I guess, though I don't entirely see the mechanism. The whole premise of index investing is that it is indifferent to valuation -- and thus to future returns -- and driven only by the low fees and past outperformance of index funds. The market can remain meta-irrational longer than you can etc. Perhaps the end state is my ideal world in which the only allocators of capital are index funds and corporate chief financial officers.
That is not actually the name or anything, I just made it up. The two main papers in this vein are one by José Azar, Martin Schmalz and Isabel Tecu, and another by Azar, Sahil Raina and Schmalz. Given that Azar and Schmalz are on both papers, I'm naming the thing for them. "Posner-Weyl," for two early popularizers, would also be a plausible name.

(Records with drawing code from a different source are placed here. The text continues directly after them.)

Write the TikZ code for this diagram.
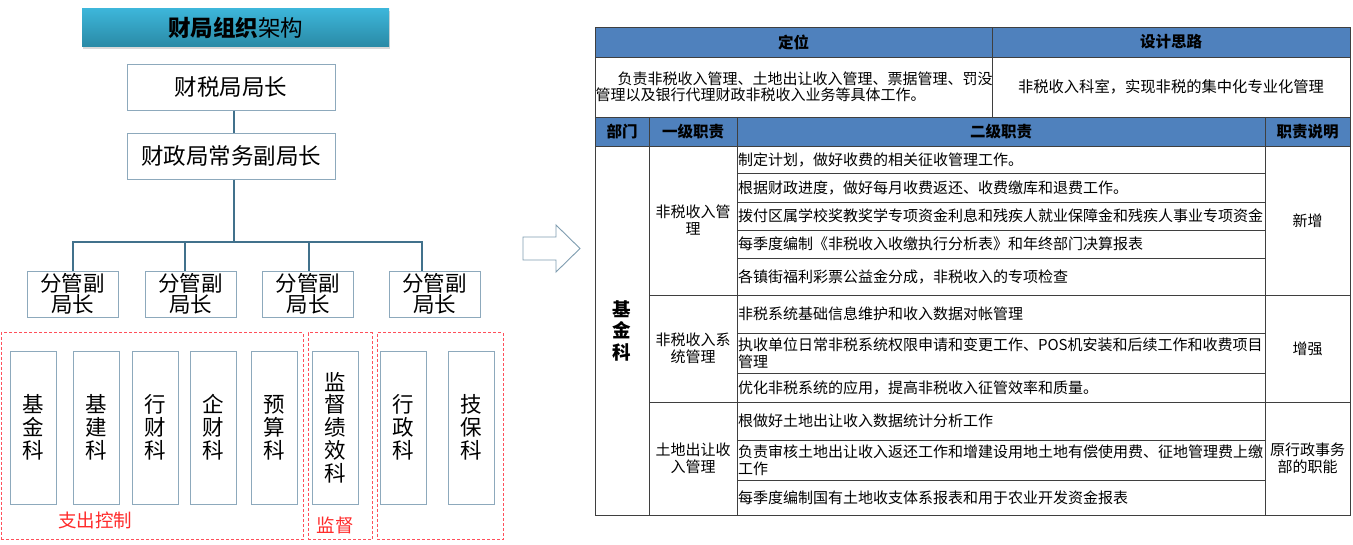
\documentclass[tikz,border=0pt]{standalone}
\usepackage{fontspec}
\setmainfont{Noto Sans CJK SC}
\usepackage{tikz}
\usetikzlibrary{shadows}

\definecolor{boxline}{HTML}{8DA9BC}
\definecolor{connline}{HTML}{41718C}
\definecolor{zonered}{HTML}{FF4F5A}
\definecolor{labelred}{HTML}{FF2A2A}
\definecolor{tline}{HTML}{3F3F3F}
\definecolor{hdrblue}{HTML}{4F81BD}
\definecolor{titletop}{HTML}{3DB6DA}
\definecolor{titlebot}{HTML}{2A8AA6}
\definecolor{arrowline}{HTML}{7F9DB0}

\begin{document}
\begin{tikzpicture}[x=1pt,y=-1pt,
  title/.style={inner sep=0pt,minimum width=307pt,minimum height=38pt,top color=titletop,bottom color=titlebot,drop shadow={shadow xshift=1pt,shadow yshift=-2pt,opacity=0.3},font=\fontsize{22.5}{24}\selectfont},
  orgbox/.style={draw=boxline,line width=1pt,fill=white,inner sep=0pt,align=center},
  deptbox/.style={orgbox,minimum width=46pt,minimum height=153pt,font=\fontsize{21.5}{22.8}\selectfont},
  fgbox/.style={orgbox,minimum width=91pt,minimum height=46pt,font=\fontsize{21.5}{21.5}\selectfont},
  conn/.style={draw=connline,line width=1.2pt},
  zone/.style={draw=zonered,densely dashed,line width=0.8pt,inner sep=0pt,minimum height=207pt},
  zonelabel/.style={text=labelred,inner sep=0pt,font=\fontsize{18.5}{20}\selectfont},
  hdr/.style={draw=tline,fill=hdrblue,line width=0.9pt,inner sep=0pt,font=\bfseries\fontsize{15.5}{17}\selectfont},
  cell/.style={draw=tline,line width=0.9pt,inner sep=0pt,align=center,font=\fontsize{15}{17}\selectfont},
  duty/.style={cell,align=left,text width=526pt,inner xsep=1pt,minimum width=528pt,font=\fontsize{15}{17}\selectfont}]
  \useasboundingbox (0,0) rectangle (1353,544);

  % org chart
  \node[title] (title) at (235.5,27.5) {{\bfseries 财局组织}架构};
  \node[orgbox,minimum width=208pt,minimum height=46pt,font=\fontsize{22.5}{24}\selectfont] (juzhang) at (231,87) {财税局局长};
  \node[orgbox,minimum width=208pt,minimum height=46pt,font=\fontsize{22.5}{24}\selectfont] (vice) at (231,156) {财政局常务副局长};
  \node[fgbox] (f1) at (72.5,294) {分管副\\局长};
  \node[fgbox] (f2) at (190.5,294) {分管副\\局长};
  \node[fgbox] (f3) at (308,294) {分管副\\局长};
  \node[fgbox] (f4) at (434.5,294) {分管副\\局长};
  \coordinate (bus) at (234,242);
  \draw[conn] ([xshift=3pt]juzhang.south) -- ([xshift=3pt]vice.north);
  \draw[conn] ([xshift=3pt]vice.south) -- (bus);
  \draw[conn] (bus) -| ([xshift=0.5pt]f1.north);
  \draw[conn] (bus) -| ([xshift=-5.5pt]f2.north);
  \draw[conn] (bus) -| ([xshift=1pt]f3.north);
  \draw[conn] (bus) -| ([xshift=-12.5pt]f4.north);

  % groups of departments
  \node[zone,minimum width=302pt] (zctrl) at (152,436) {};
  \node[zone,minimum width=64pt] (zsup) at (340,436) {};
  \node[zone,minimum width=126pt] (zadm) at (440,436) {};
  \node[zonelabel] (lctrl) at (95,520) {支出控制};
  \node[zonelabel] (lsup) at (335,525) {监督};
  \node[deptbox] (jijin) at (33,427.5) {基\\金\\科};
  \node[deptbox] (jijian) at (96,427.5) {基\\建\\科};
  \node[deptbox] (xingcai) at (155,427.5) {行\\财\\科};
  \node[deptbox] (qicai) at (213,427.5) {企\\财\\科};
  \node[deptbox] (yusuan) at (274,427.5) {预\\算\\科};
  \node[deptbox] (jiandu) at (335,427.5) {监\\督\\绩\\效\\科};
  \node[deptbox] (xingzheng) at (403,427.5) {行\\政\\科};
  \node[deptbox] (jibao) at (471,427.5) {技\\保\\科};

  % block arrow
  \draw[draw=arrowline,line width=0.9pt,fill=white] (523,237) -- (556,237) -- (556,225) -- (580,248.5) -- (556,272) -- (556,260) -- (523,260) -- cycle;

  % table
  \node[hdr,minimum width=397pt,minimum height=30pt] (hdw) at (793.5,42) {定位};
  \node[hdr,minimum width=358pt,minimum height=30pt] (hsj) at (1171,42) {设计思路};
  \node[cell,minimum width=397pt,minimum height=60pt,text width=396pt,inner xsep=0.5pt,align=left,font=\fontsize{15}{16.5}\selectfont] (dw) at (793.5,87) {\hspace*{22pt}负责非税收入管理、土地出让收入管理、票据管理、罚没\\管理以及银行代理财政非税收入业务等具体工作。};
  \node[cell,minimum width=358pt,minimum height=60pt,font=\fontsize{15.3}{17}\selectfont] (sj) at (1171,87) {非税收入科室，实现非税的集中化专业化管理};
  \node[hdr,minimum width=54pt,minimum height=29pt] (hbm) at (622,131.5) {部门};
  \node[hdr,minimum width=88pt,minimum height=29pt] (hyj) at (693,131.5) {一级职责};
  \node[hdr,minimum width=528pt,minimum height=29pt] (hej) at (1001,131.5) {二级职责};
  \node[hdr,minimum width=85pt,minimum height=29pt] (hsm) at (1307.5,131.5) {职责说明};

  \node[cell,minimum width=54pt,minimum height=369pt,font=\bfseries\fontsize{18.5}{21.5}\selectfont] (bm) at (622,330.5) {基\\金\\科};
  \node[cell,minimum width=88pt,minimum height=149pt] (yj1) at (693,220.5) {非税收入管\\理};
  \node[cell,minimum width=88pt,minimum height=107pt] (yj2) at (693,348.5) {非税收入系\\统管理};
  \node[cell,minimum width=88pt,minimum height=113pt] (yj3) at (693,458.5) {土地出让收\\入管理};
  \node[cell,minimum width=85pt,minimum height=149pt] (sm1) at (1307.5,220.5) {新增};
  \node[cell,minimum width=85pt,minimum height=107pt] (sm2) at (1307.5,348.5) {增强};
  \node[cell,minimum width=85pt,minimum height=113pt] (sm3) at (1307.5,458.5) {原行政事务\\部的职能};

  \node[duty,minimum height=27pt] (ej1) at (1001,159.5) {制定计划，做好收费的相关征收管理工作。};
  \node[duty,minimum height=29pt] (ej2) at (1001,187.5) {根据财政进度，做好每月收费返还、收费缴库和退费工作。};
  \node[duty,minimum height=28pt] (ej3) at (1001,216) {拨付区属学校奖教奖学专项资金利息和残疾人就业保障金和残疾人事业专项资金};
  \node[duty,minimum height=28pt] (ej4) at (1001,244) {每季度编制《非税收入收缴执行分析表》和年终部门决算报表};
  \node[duty,minimum height=37pt] (ej5) at (1001,276.5) {各镇街福利彩票公益金分成，非税收入的专项检查};
  \node[duty,minimum height=38pt] (ej6) at (1001,314) {非税系统基础信息维护和收入数据对帐管理};
  \node[duty,minimum height=40pt] (ej7) at (1001,353) {执收单位日常非税系统权限申请和变更工作、POS机安装和后续工作和收费项目\\管理};
  \node[duty,minimum height=29pt] (ej8) at (1001,387.5) {优化非税系统的应用，提高非税收入征管效率和质量。};
  \node[duty,minimum height=38pt] (ej9) at (1001,421) {根做好土地出让收入数据统计分析工作};
  \node[duty,minimum height=40pt] (ej10) at (1001,460) {负责审核土地出让收入返还工作和增建设用地土地有偿使用费、征地管理费上缴\\工作};
  \node[duty,minimum height=35pt] (ej11) at (1001,497.5) {每季度编制国有土地收支体系报表和用于农业开发资金报表};
\end{tikzpicture}
\end{document}
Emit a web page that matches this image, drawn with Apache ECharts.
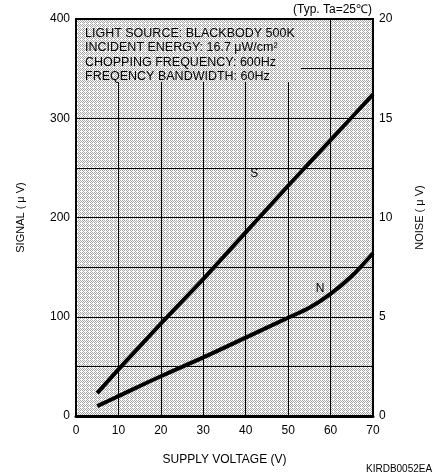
<!DOCTYPE html>
<html><head><meta charset="utf-8">
<script src="https://cdn.jsdelivr.net/npm/echarts@6/dist/echarts.min.js"></script>
<style>html,body{margin:0;padding:0;background:#fff}#c{width:433px;height:476px}</style>
</head><body><div id="c"></div>
<script>
// Data
const voltage = [5, 10, 20, 30, 40, 50, 55, 60, 65, 70];
const signal = [23, 47, 93, 138, 185, 232, 255, 278, 301, 324];
const noise = [0.5, 1.0, 2.0, 2.95, 3.95, 4.95, 5.45, 6.15, 7.05, 8.2];
const xTicks = [0, 10, 20, 30, 40, 50, 60, 70];
const leftTicks = [0, 100, 200, 300, 400];
const rightTicks = [0, 5, 10, 15, 20];
const notes = ['LIGHT SOURCE: BLACKBODY 500K', 'INCIDENT ENERGY: 16.7 \u03bcW/cm\u00b2', 'CHOPPING FREQUENCY: 600Hz', 'FREQENCY BANDWIDTH: 60Hz'];

function hatch() {
  const c = document.createElement('canvas');
  c.width = 4; c.height = 4;
  const g = c.getContext('2d');
  g.fillStyle = '#ffffff'; g.fillRect(0, 0, 4, 4);
  g.fillStyle = '#a6a6a6';
  [[0,0],[2,0],[1,1],[3,1],[0,2],[2,2],[3,3]].forEach(p => g.fillRect(p[0], p[1], 1, 1));
  return {image: c, repeat: 'repeat'};
}
const pat = hatch();
const F = 'Liberation Sans, Arial, sans-serif';
const chart = echarts.init(document.getElementById('c'), null, {renderer: 'canvas'});
chart.setOption({
  animation: false,
  backgroundColor: '#fff',
  textStyle: {fontFamily: F, color: '#000'},
  grid: {left: 76, right: 55, top: 19, bottom: 60, show: true, backgroundColor: pat, borderColor: '#000', borderWidth: 2},
  xAxis: {
    type: 'value', min: 0, max: 70, interval: 10,
    name: 'SUPPLY VOLTAGE (V)', nameLocation: 'middle', nameGap: 38,
    nameTextStyle: {fontSize: 12, color: '#000', fontFamily: F},
    axisLine: {show: true, onZero: false, lineStyle: {color: '#000', width: 3}},
    axisTick: {show: false},
    axisLabel: {fontSize: 12, color: '#000', margin: 9, fontFamily: F,
      formatter: v => xTicks.includes(v) ? String(v) : ''},
    splitLine: {show: true, lineStyle: {color: '#000', width: 1}}
  },
  yAxis: [{
    type: 'value', min: 0, max: 400, interval: 50,
    name: 'SIGNAL ( \u03bc V)', nameLocation: 'middle', nameGap: 50, nameRotate: 90,
    nameTextStyle: {fontSize: 11, color: '#000', fontFamily: F},
    axisLine: {show: true, lineStyle: {color: '#000', width: 2}},
    axisTick: {show: false},
    axisLabel: {fontSize: 12, color: '#000', margin: 6, fontFamily: F,
      formatter: v => leftTicks.includes(v) ? String(v) : ''},
    splitLine: {show: true, lineStyle: {color: '#000', width: 1}}
  }, {
    type: 'value', min: 0, max: 20, interval: 2.5, position: 'right',
    name: 'NOISE ( \u03bc V)', nameLocation: 'middle', nameGap: 41, nameRotate: 90,
    nameTextStyle: {fontSize: 11, color: '#000', fontFamily: F},
    axisLine: {show: true, lineStyle: {color: '#000', width: 2}},
    axisTick: {show: false},
    axisLabel: {fontSize: 12, color: '#000', margin: 6, fontFamily: F,
      formatter: v => rightTicks.includes(v) ? String(v) : ''},
    splitLine: {show: false}
  }],
  graphic: [
    {type: 'rect', z: 5, shape: {x: 77, y: 20, width: 224, height: 62}, style: {fill: pat}},
    {type: 'text', z: 6, left: 85, top: 26, style: {text: notes.join('\n'), font: '12.5px ' + F, fill: '#000', lineHeight: 14.5}},
    {type: 'text', z: 6, left: 293, top: 4, style: {text: '(Typ. Ta=25\u2103)', font: '12px ' + F, fill: '#000'}},
    {type: 'text', z: 6, left: 366, top: 464, style: {text: 'KIRDB0052EA', font: '10px ' + F, fill: '#000'}}
  ],
  series: [{
    type: 'line', yAxisIndex: 0, showSymbol: false, z: 8,
    data: voltage.map((v, i) => [v, signal[i]]),
    lineStyle: {color: '#000', width: 4},
    markPoint: {symbolSize: 0, label: {show: true, formatter: 'S', fontSize: 12, color: '#000', fontFamily: F}, data: [{coord: [42, 244]}]}
  }, {
    type: 'line', yAxisIndex: 1, smooth: 0.3, showSymbol: false, z: 8,
    data: voltage.map((v, i) => [v, noise[i]]),
    lineStyle: {color: '#000', width: 4},
    markPoint: {symbolSize: 0, label: {show: true, formatter: 'N', fontSize: 12, color: '#000', fontFamily: F}, data: [{coord: [57.5, 6.4]}]}
  }]
});
</script></body></html>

In the text, I am conflating the antitrust argument with the governance argument; they are distinct. Ackman is focused on what he calls "governance," which means basically doing right by shareholders, and you could imagine plenty of shareholder-friendly things that are also anticompetitive. (E.g. buying drugs and jacking up prices.) But they do seem related: A lot of activism is about cost-cutting, efficiency and other pro-competitive activities, and activism tends to be bad for its targets' competitors, suggesting that it is more or less pro-competitive.
Ackman:
Furthermore, corporate pension fund assets are one of the largest pools of capital invested in index funds. It does not help index fund managers win business from Corporate America if they have a reputation for being an activist or if they support activists. In fact, the opposite is likely true. If their reputation is more for protecting incumbent management than for supporting activists, they are much more likely to garner assets from corporate pension plans than index fund managers who are known to vote against management.
Though Pershing Square Holdings isn't 2-and-20. Its prospectus mentions a 1.5 percent annual management fee and a performance fee capped at 16 percent.